I am not advertising that I will perform a ceremony until I get official word on any potential problems. But if you would like google the First Church of Atheism and become ordained. It is absolutely free.

Is this First Church of Atheism located in Lansing?
A former member
Post #: 15
Perhaps the debate might center around WHY marriage is a requirement, rather than (or in addition to) WHO is allowed to officiate.

Well, marriage is not a requirement, but married couples do receive more benefits than non-marrieds. The GLBT community is working on this side of the issue as well - forcing couples to register their relationship (of any type) with the state to achieve a higher status is a violation of our freedoms.

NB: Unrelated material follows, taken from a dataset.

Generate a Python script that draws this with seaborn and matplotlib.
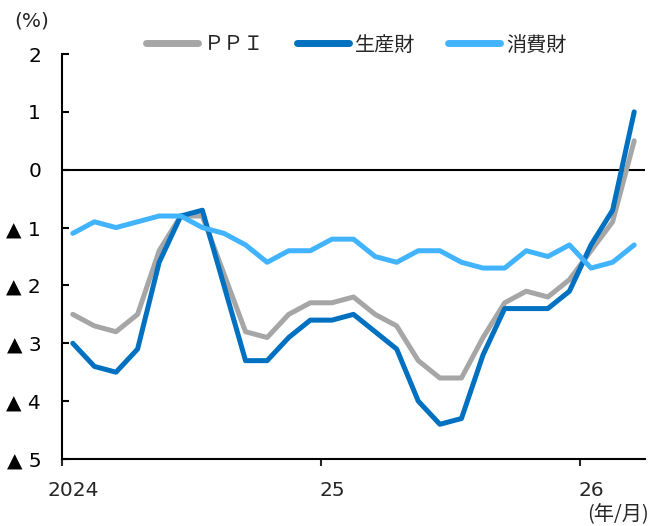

The fact is, most of the state approved officiants under the law are not religious at all but civil. Marriage is not "dictated by religious dogma" unless the couple chooses for it to be. It is instead, a state favored status for couples that excludes all persons who choose to live and love in relationships that are not exclusively "one man and one woman".
mike
user 3802984
Lansing, MI
Post #: 8
To my knowledge I don't believe there is a building or group that meets and calls themselves a church. I signed up to see what exactly there was to the process. Here is a link.

http://firstchurchofa...­
Jennifer B.
JenniferBeahan
Grand Rapids, MI
Post #: 13
Kya is correct under the current law CFI Celebrants are not legally allowed to solemnize weddings in Michigan.

Celebrants that are certified by the Humanist Society ARE allowed to officiate weddings because the Humanist Society is a religious organization in the Quaker tradition. http://humanist-socie...­

We were recently informed by a member when they asked if the Universal Life Church (ULC) at monestary.org officiants are recognized in MIchigan. The Kent County Clerk said that they are currently recognizing them but apparently they are considering disallowing this in the future - so just FYI.

Also - a bill was recently introduced to the State legislature that would add Notary Publics to the list of people allowed to solemnize weddings - so if that goes through that will basically remove the barrier for secular celebrants of any type to be able to solemnize weddings in Michigan ... you just have to become a Notary.